These quality value stocks are passive-income all-stars! Don’t miss the back-up-the-truck opportunity in this market correction.
TD Bank stock is getting cheap for passive income
In a normal market, it would be a rare sight for Toronto-Dominion Bank (TSX:TD)(NYSE:TD) to hit a 4% dividend yield. In this market correction, the quality bank has fallen 24% from its peak and now yields 4.3%, which makes it more attractive for passive income.
The bank stock is affected by a looming recession in over the next year or so. There’s no telling how low it could fall. However, investors who have an investment horizon of five years could pocket compounded returns of about 13-15% per year. Assuming the low end, a $10,000 investment would transform to approximately $18,424. More importantly, your yield on cost could reach close to 6.5% for incredible passive income.
The top North American bank provides meaningful exposure to the U.S. economy and a core business in Canada. Its focus in retail banking makes it a lower-risk investment than many other banks.
And if you have a long investment horizon of 10 years or beyond, it makes good sense to accumulate TD shares as a core holding. A systematic strategy may be to buy some now and buy more every few months or so to build a full position.
TD Dividend Yield data by YCharts
The next passive-income all-star could be a wonderful addition to your TFSA for tax-free income!
One 5%-yield Canadian REIT that’s on sale
Canadian Net REIT (TSXV:NET.UN) has a portfolio of high-quality commercial real estate assets. It has interests in about 99 properties in eastern Canada and maintains a high occupancy rate of approximately 99%.
The real estate stock has been through the ebb and flow of the business cycle while growing its book value per share. Currently, it trades at close to book value, which makes the passive-income stock on sale.
NET.UN Price to Book Value data by YCharts
More importantly, the stock’s monthly cash distribution has been increasing every year since it started paying one in 2012. This year marks its decade’s long track record of raising its payout to unitholders. Its 10-year dividend-growth rate is 10.5%, which doubled unitholders’ income in about 6.86 years as approximated by the Rule of 72 for a lump sum investment that was made a decade ago.
Its growing cash distributions are backed by even faster funds-from-operations (FFO) growth, setting Canadian Net REIT’s recent FFO payout ratio sustainably at about 56%.
The REIT’s business model is defensive.
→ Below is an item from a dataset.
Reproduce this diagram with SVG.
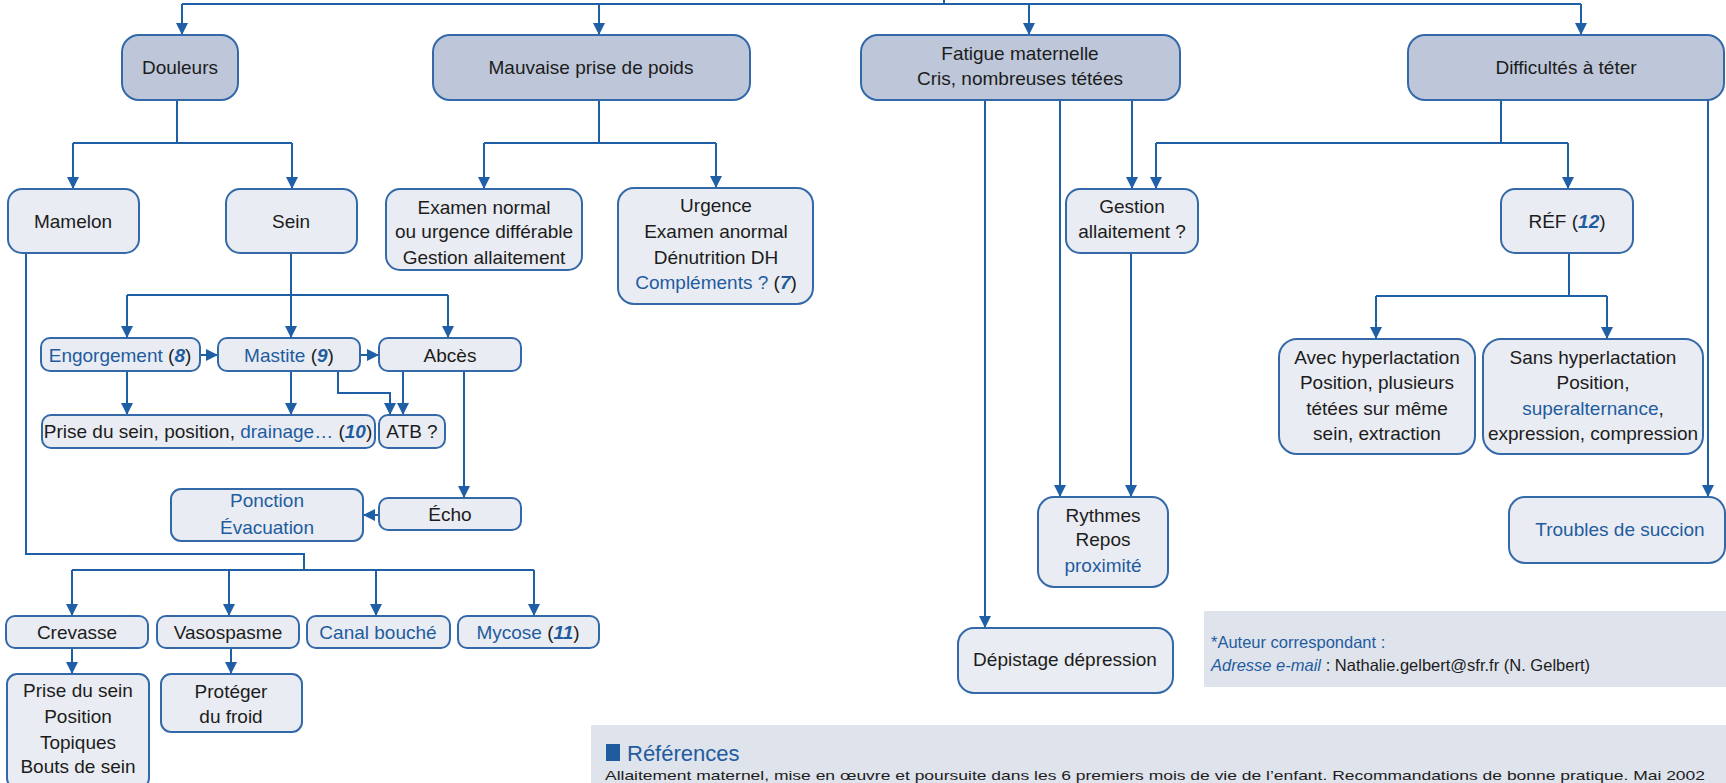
<svg xmlns="http://www.w3.org/2000/svg" width="1726" height="783" viewBox="0 0 1726 783">
<style>
text{font-family:"Liberation Sans",Arial,sans-serif;font-size:19px;fill:#1c1c1c;text-anchor:middle}
.hd{fill:#bdc7d9;stroke:#3469a9;stroke-width:2}
.bx{fill:#e9ecf2;stroke:#3469a9;stroke-width:2}
.b{fill:#1f5c9f}
.n{fill:#1f5c9f;font-weight:bold;font-style:italic}
.c{fill:none;stroke:#1f5fa5;stroke-width:2}
.a{marker-end:url(#ar)}
.panel{fill:#dfe3ec}
</style>
<defs>
<marker id="ar" markerUnits="userSpaceOnUse" markerWidth="12" markerHeight="12" refX="11" refY="6" orient="auto">
<path d="M0,0 L12,6 L0,12 z" fill="#1f5fa5"/>
</marker>
</defs>

<g id="connectors">
<path class="c" d="M182,4 H1581 M944,0 V4"/>
<path class="c a" d="M182,4 V34"/>
<path class="c a" d="M599,4 V34"/>
<path class="c a" d="M1029,4 V34"/>
<path class="c a" d="M1581,4 V34"/>
<path class="c" d="M177,100 V143 M73,143 H292"/>
<path class="c a" d="M73,143 V188"/>
<path class="c a" d="M292,143 V188"/>
<path class="c" d="M599,100 V143 M484,143 H716"/>
<path class="c a" d="M484,143 V188"/>
<path class="c a" d="M716,143 V187"/>
<path class="c a" d="M985,100 V627"/>
<path class="c a" d="M1060,100 V496"/>
<path class="c a" d="M1132,100 V188"/>
<path class="c" d="M1501,100 V143 M1156,143 H1568"/>
<path class="c a" d="M1156,143 V188"/>
<path class="c a" d="M1568,143 V188"/>
<path class="c a" d="M1708,100 V496"/>
<path class="c a" d="M1131,253 V496"/>
<path class="c" d="M1569,253 V296 M1376,296 H1607"/>
<path class="c a" d="M1376,296 V338"/>
<path class="c a" d="M1607,296 V338"/>
<path class="c a" d="M291,253 V337"/>
<path class="c" d="M127,295 H448"/>
<path class="c a" d="M127,295 V337"/>
<path class="c a" d="M448,295 V337"/>
<path class="c a" d="M200,355 H217"/>
<path class="c a" d="M360,355 H378"/>
<path class="c a" d="M127,371 V414"/>
<path class="c a" d="M291,371 V414"/>
<path class="c a" d="M338,371 V393 H390 V414"/>
<path class="c a" d="M403,371 V414"/>
<path class="c a" d="M464,371 V497"/>
<path class="c a" d="M379,515 H364"/>
<path class="c" d="M26,253 V554 H304 V570 M72,570 H534"/>
<path class="c a" d="M72,570 V615"/>
<path class="c a" d="M229,570 V615"/>
<path class="c a" d="M376,570 V615"/>
<path class="c a" d="M534,570 V615"/>
<path class="c a" d="M72,648 V673"/>
<path class="c a" d="M231,648 V673"/>
</g>

<g id="douleurs"><rect class="hd" x="122" y="35" width="116" height="65" rx="17"/><text x="180" y="74">Douleurs</text></g>
<g id="mauvaise"><rect class="hd" x="433" y="35" width="317" height="65" rx="17"/><text x="591" y="74">Mauvaise prise de poids</text></g>
<g id="fatigue"><rect class="hd" x="861" y="35" width="319" height="65" rx="17"/><text x="1020" y="60">Fatigue maternelle</text><text x="1020" y="85">Cris, nombreuses tétées</text></g>
<g id="difficultes"><rect class="hd" x="1408" y="35" width="316" height="65" rx="17"/><text x="1566" y="74">Difficultés à téter</text></g>

<g id="mamelon"><rect class="bx" x="8" y="189" width="131" height="64" rx="14"/><text x="73" y="228">Mamelon</text></g>
<g id="sein"><rect class="bx" x="226" y="189" width="131" height="64" rx="14"/><text x="291" y="228">Sein</text></g>
<g id="examen-normal"><rect class="bx" x="386" y="189" width="196" height="81" rx="14"/><text x="484" y="214">Examen normal</text><text x="484" y="238">ou urgence différable</text><text x="484" y="264">Gestion allaitement</text></g>
<g id="urgence"><rect class="bx" x="618" y="188" width="195" height="116" rx="16"/><text x="716" y="212">Urgence</text><text x="716" y="238">Examen anormal</text><text x="716" y="264">Dénutrition DH</text><text x="716" y="289"><tspan class="b">Compléments ?</tspan> (<tspan class="n">7</tspan>)</text></g>
<g id="gestion"><rect class="bx" x="1066" y="189" width="132" height="64" rx="14"/><text x="1132" y="213">Gestion</text><text x="1132" y="238">allaitement ?</text></g>
<g id="ref"><rect class="bx" x="1501" y="189" width="132" height="64" rx="14"/><text x="1567" y="228">RÉF (<tspan class="n">12</tspan>)</text></g>

<g id="engorgement"><rect class="bx" x="41" y="338" width="159" height="33" rx="9"/><text x="120" y="362"><tspan class="b">Engorgement</tspan> (<tspan class="n">8</tspan>)</text></g>
<g id="mastite"><rect class="bx" x="218" y="338" width="142" height="33" rx="9"/><text x="289" y="362"><tspan class="b">Mastite</tspan> (<tspan class="n">9</tspan>)</text></g>
<g id="abces"><rect class="bx" x="379" y="338" width="142" height="33" rx="9"/><text x="450" y="362">Abcès</text></g>
<g id="prise-drainage"><rect class="bx" x="42" y="415" width="333" height="33" rx="9"/><text x="208" y="438">Prise du sein, position, <tspan class="b">drainage…</tspan> (<tspan class="n">10</tspan>)</text></g>
<g id="atb"><rect class="bx" x="379" y="415" width="66" height="33" rx="9"/><text x="412" y="438">ATB ?</text></g>
<g id="echo"><rect class="bx" x="379" y="498" width="142" height="32" rx="9"/><text x="450" y="521">Écho</text></g>
<g id="ponction"><rect class="bx" x="171" y="489" width="192" height="52" rx="10"/><text x="267" y="507" class="b">Ponction</text><text x="267" y="534" class="b">Évacuation</text></g>

<g id="crevasse"><rect class="bx" x="6" y="616" width="142" height="32" rx="9"/><text x="77" y="639">Crevasse</text></g>
<g id="vasospasme"><rect class="bx" x="157" y="616" width="142" height="32" rx="9"/><text x="228" y="639">Vasospasme</text></g>
<g id="canal"><rect class="bx" x="307" y="616" width="143" height="32" rx="9"/><text x="378" y="639" class="b">Canal bouché</text></g>
<g id="mycose"><rect class="bx" x="458" y="616" width="141" height="32" rx="9"/><text x="528" y="639"><tspan class="b">Mycose</tspan> (<tspan class="n">11</tspan>)</text></g>
<g id="prise-crevasse"><rect class="bx" x="7" y="674" width="142" height="114" rx="10"/><text x="78" y="697">Prise du sein</text><text x="78" y="723">Position</text><text x="78" y="749">Topiques</text><text x="78" y="773">Bouts de sein</text></g>
<g id="proteger"><rect class="bx" x="161" y="674" width="141" height="58" rx="10"/><text x="231" y="698">Protéger</text><text x="231" y="723">du froid</text></g>

<g id="avec"><rect class="bx" x="1279" y="339" width="196" height="115" rx="18"/><text x="1377" y="364">Avec hyperlactation</text><text x="1377" y="389">Position, plusieurs</text><text x="1377" y="415">tétées sur même</text><text x="1377" y="440">sein, extraction</text></g>
<g id="sans"><rect class="bx" x="1483" y="339" width="220" height="115" rx="18"/><text x="1593" y="364">Sans hyperlactation</text><text x="1593" y="389">Position,</text><text x="1593" y="415"><tspan class="b">superalternance</tspan>,</text><text x="1593" y="440">expression, compression</text></g>
<g id="rythmes"><rect class="bx" x="1038" y="497" width="130" height="90" rx="16"/><text x="1103" y="522">Rythmes</text><text x="1103" y="546">Repos</text><text x="1103" y="572" class="b">proximité</text></g>
<g id="troubles"><rect class="bx" x="1509" y="497" width="216" height="66" rx="16"/><text x="1620" y="536" class="b">Troubles de succion</text></g>
<g id="depistage"><rect class="bx" x="958" y="628" width="215" height="65" rx="16"/><text x="1065" y="666">Dépistage dépression</text></g>

<g id="author">
<rect class="panel" x="1204" y="611" width="522" height="76"/>
<text x="1211" y="648" style="text-anchor:start;font-size:16.5px" class="b">*Auteur correspondant :</text>
<text x="1211" y="671" style="text-anchor:start;font-size:16.5px"><tspan class="b" style="font-style:italic">Adresse e-mail</tspan> : Nathalie.gelbert@sfr.fr (N. Gelbert)</text>
</g>
<g id="references">
<rect class="panel" x="591" y="725" width="1135" height="58"/>
<rect x="606" y="744" width="14" height="17" fill="#1f5c9f"/>
<text x="627" y="761" style="text-anchor:start;font-size:22px" class="b">Références</text>
<text x="605" y="780" style="text-anchor:start;font-size:13px" textLength="1100" lengthAdjust="spacingAndGlyphs">Allaitement maternel, mise en œuvre et poursuite dans les 6 premiers mois de vie de l’enfant. Recommandations de bonne pratique. Mai 2002</text>
</g>
</svg>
It has long-term management-free and triple-net leases that increase the stability and predictability of its FFO. Another growth factor is its ability to acquire new properties or participate in new developments. A confidence booster for investors is the strong insider ownership of roughly 14% of the trust.
At $6.75 per unit, the stock trades at a discounted valuation similar to the 2020 pandemic levels. It now yields 5% which makes it a substantial passive-income generator. If you don’t need the income, now is the best time to turn on DRIP for dividend reinvestment, which will result in a higher effective yield, especially if prices stay dirt cheap!